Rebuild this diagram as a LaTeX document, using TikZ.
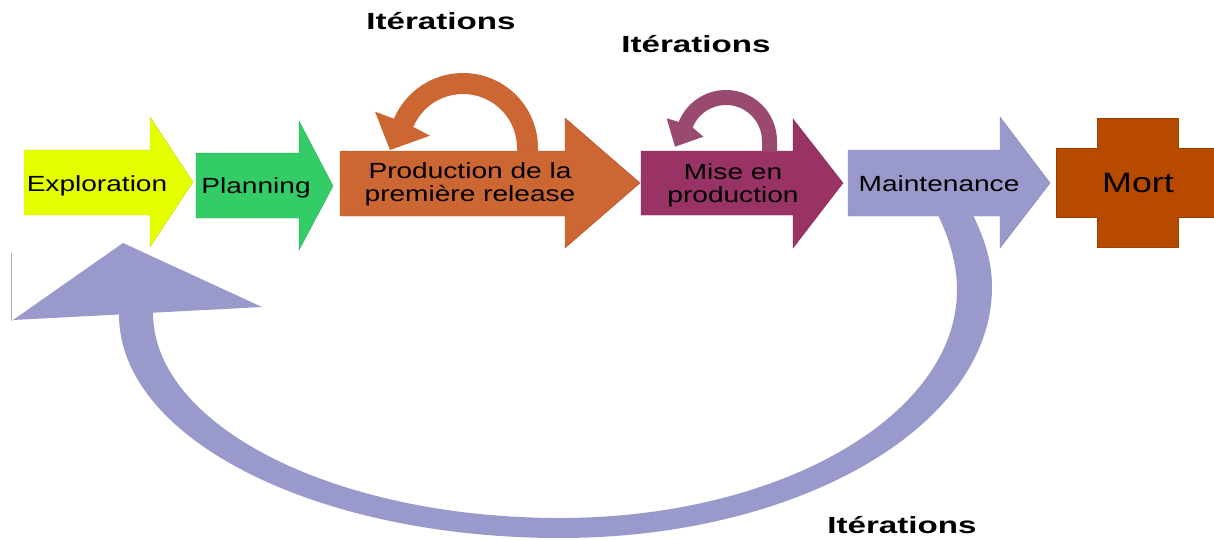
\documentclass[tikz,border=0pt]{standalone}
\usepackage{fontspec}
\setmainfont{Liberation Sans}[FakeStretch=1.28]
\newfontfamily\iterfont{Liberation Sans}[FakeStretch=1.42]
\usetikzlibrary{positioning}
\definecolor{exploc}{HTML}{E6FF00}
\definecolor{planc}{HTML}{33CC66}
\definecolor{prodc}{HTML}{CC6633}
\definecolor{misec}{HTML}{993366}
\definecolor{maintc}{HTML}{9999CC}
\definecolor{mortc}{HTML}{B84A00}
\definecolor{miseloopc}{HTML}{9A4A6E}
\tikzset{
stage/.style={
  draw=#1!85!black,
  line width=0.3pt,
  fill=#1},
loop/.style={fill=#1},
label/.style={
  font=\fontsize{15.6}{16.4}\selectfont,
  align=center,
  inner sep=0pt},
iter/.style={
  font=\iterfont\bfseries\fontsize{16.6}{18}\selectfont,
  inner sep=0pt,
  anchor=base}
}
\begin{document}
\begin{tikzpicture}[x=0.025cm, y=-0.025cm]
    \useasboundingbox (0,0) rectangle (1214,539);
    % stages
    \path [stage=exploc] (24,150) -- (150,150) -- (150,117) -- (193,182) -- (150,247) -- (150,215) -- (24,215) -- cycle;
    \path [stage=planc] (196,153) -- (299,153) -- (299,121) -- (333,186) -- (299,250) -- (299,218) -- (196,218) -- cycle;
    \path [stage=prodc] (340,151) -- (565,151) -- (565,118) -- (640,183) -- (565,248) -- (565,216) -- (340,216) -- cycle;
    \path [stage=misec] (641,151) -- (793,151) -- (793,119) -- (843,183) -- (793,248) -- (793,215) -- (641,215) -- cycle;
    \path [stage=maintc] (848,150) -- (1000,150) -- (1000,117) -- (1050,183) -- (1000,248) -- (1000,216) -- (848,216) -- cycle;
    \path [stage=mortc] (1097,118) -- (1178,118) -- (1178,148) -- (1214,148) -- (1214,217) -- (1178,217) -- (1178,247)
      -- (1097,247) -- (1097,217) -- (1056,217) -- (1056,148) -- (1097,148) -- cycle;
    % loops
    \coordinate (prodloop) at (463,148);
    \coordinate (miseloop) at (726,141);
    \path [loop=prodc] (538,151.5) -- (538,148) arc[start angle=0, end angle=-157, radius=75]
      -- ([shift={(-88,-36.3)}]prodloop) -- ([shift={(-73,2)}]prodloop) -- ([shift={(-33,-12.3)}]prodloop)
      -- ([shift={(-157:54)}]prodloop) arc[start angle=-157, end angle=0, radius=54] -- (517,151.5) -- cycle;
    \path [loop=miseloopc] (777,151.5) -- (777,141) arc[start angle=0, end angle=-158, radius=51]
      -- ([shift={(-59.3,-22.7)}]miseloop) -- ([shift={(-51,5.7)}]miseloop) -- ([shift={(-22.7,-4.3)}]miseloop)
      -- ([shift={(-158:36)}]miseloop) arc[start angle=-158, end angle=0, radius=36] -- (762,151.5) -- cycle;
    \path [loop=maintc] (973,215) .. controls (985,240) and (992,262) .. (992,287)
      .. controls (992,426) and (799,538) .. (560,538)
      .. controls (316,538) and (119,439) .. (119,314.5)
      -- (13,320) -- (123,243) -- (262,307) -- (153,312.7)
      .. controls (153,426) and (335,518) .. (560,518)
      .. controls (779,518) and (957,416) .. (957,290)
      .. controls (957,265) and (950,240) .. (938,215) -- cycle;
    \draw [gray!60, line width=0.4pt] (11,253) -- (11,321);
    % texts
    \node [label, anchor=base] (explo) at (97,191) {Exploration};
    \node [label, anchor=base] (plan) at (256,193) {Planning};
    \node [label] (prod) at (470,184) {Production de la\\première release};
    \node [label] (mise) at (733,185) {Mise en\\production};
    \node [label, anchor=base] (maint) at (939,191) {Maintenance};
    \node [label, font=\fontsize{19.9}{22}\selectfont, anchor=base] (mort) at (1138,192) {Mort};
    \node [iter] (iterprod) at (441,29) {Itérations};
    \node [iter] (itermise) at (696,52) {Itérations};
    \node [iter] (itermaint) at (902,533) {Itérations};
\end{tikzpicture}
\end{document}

### EXERCISE
Reproduce every line exactly and omit all pictures.

### RESULT OF THE TASK
Rebuild this diagram as a LaTeX document, using TikZ.
\documentclass[tikz,border=0pt]{standalone}
\usepackage{fontspec}
\setmainfont{Liberation Sans}[FakeStretch=1.28]
\newfontfamily\iterfont{Liberation Sans}[FakeStretch=1.42]
\usetikzlibrary{positioning}
\definecolor{exploc}{HTML}{E6FF00}
\definecolor{planc}{HTML}{33CC66}
\definecolor{prodc}{HTML}{CC6633}
\definecolor{misec}{HTML}{993366}
\definecolor{maintc}{HTML}{9999CC}
\definecolor{mortc}{HTML}{B84A00}
\definecolor{miseloopc}{HTML}{9A4A6E}
\tikzset{
stage/.style={
  draw=#1!85!black,
  line width=0.3pt,
  fill=#1},
loop/.style={fill=#1},
label/.style={
  font=\fontsize{15.6}{16.4}\selectfont,
  align=center,
  inner sep=0pt},
iter/.style={
  font=\iterfont\bfseries\fontsize{16.6}{18}\selectfont,
  inner sep=0pt,
  anchor=base}
}
\begin{document}
\begin{tikzpicture}[x=0.025cm, y=-0.025cm]
    \useasboundingbox (0,0) rectangle (1214,539);
    % stages
    \path [stage=exploc] (24,150) -- (150,150) -- (150,117) -- (193,182) -- (150,247) -- (150,215) -- (24,215) -- cycle;
    \path [stage=planc] (196,153) -- (299,153) -- (299,121) -- (333,186) -- (299,250) -- (299,218) -- (196,218) -- cycle;
    \path [stage=prodc] (340,151) -- (565,151) -- (565,118) -- (640,183) -- (565,248) -- (565,216) -- (340,216) -- cycle;
    \path [stage=misec] (641,151) -- (793,151) -- (793,119) -- (843,183) -- (793,248) -- (793,215) -- (641,215) -- cycle;
    \path [stage=maintc] (848,150) -- (1000,150) -- (1000,117) -- (1050,183) -- (1000,248) -- (1000,216) -- (848,216) -- cycle;
    \path [stage=mortc] (1097,118) -- (1178,118) -- (1178,148) -- (1214,148) -- (1214,217) -- (1178,217) -- (1178,247)
      -- (1097,247) -- (1097,217) -- (1056,217) -- (1056,148) -- (1097,148) -- cycle;
    % loops
    \coordinate (prodloop) at (463,148);
    \coordinate (miseloop) at (726,141);
    \path [loop=prodc] (538,151.5) -- (538,148) arc[start angle=0, end angle=-157, radius=75]
      -- ([shift={(-88,-36.3)}]prodloop) -- ([shift={(-73,2)}]prodloop) -- ([shift={(-33,-12.3)}]prodloop)
      -- ([shift={(-157:54)}]prodloop) arc[start angle=-157, end angle=0, radius=54] -- (517,151.5) -- cycle;
    \path [loop=miseloopc] (777,151.5) -- (777,141) arc[start angle=0, end angle=-158, radius=51]
      -- ([shift={(-59.3,-22.7)}]miseloop) -- ([shift={(-51,5.7)}]miseloop) -- ([shift={(-22.7,-4.3)}]miseloop)
      -- ([shift={(-158:36)}]miseloop) arc[start angle=-158, end angle=0, radius=36] -- (762,151.5) -- cycle;
    \path [loop=maintc] (973,215) .. controls (985,240) and (992,262) .. (992,287)
      .. controls (992,426) and (799,538) .. (560,538)
      .. controls (316,538) and (119,439) .. (119,314.5)
      -- (13,320) -- (123,243) -- (262,307) -- (153,312.7)
      .. controls (153,426) and (335,518) .. (560,518)
      .. controls (779,518) and (957,416) .. (957,290)
      .. controls (957,265) and (950,240) .. (938,215) -- cycle;
    \draw [gray!60, line width=0.4pt] (11,253) -- (11,321);
    % texts
    \node [label, anchor=base] (explo) at (97,191) {Exploration};
    \node [label, anchor=base] (plan) at (256,193) {Planning};
    \node [label] (prod) at (470,184) {Production de la\\première release};
    \node [label] (mise) at (733,185) {Mise en\\production};
    \node [label, anchor=base] (maint) at (939,191) {Maintenance};
    \node [label, font=\fontsize{19.9}{22}\selectfont, anchor=base] (mort) at (1138,192) {Mort};
    \node [iter] (iterprod) at (441,29) {Itérations};
    \node [iter] (itermise) at (696,52) {Itérations};
    \node [iter] (itermaint) at (902,533) {Itérations};
\end{tikzpicture}
\end{document}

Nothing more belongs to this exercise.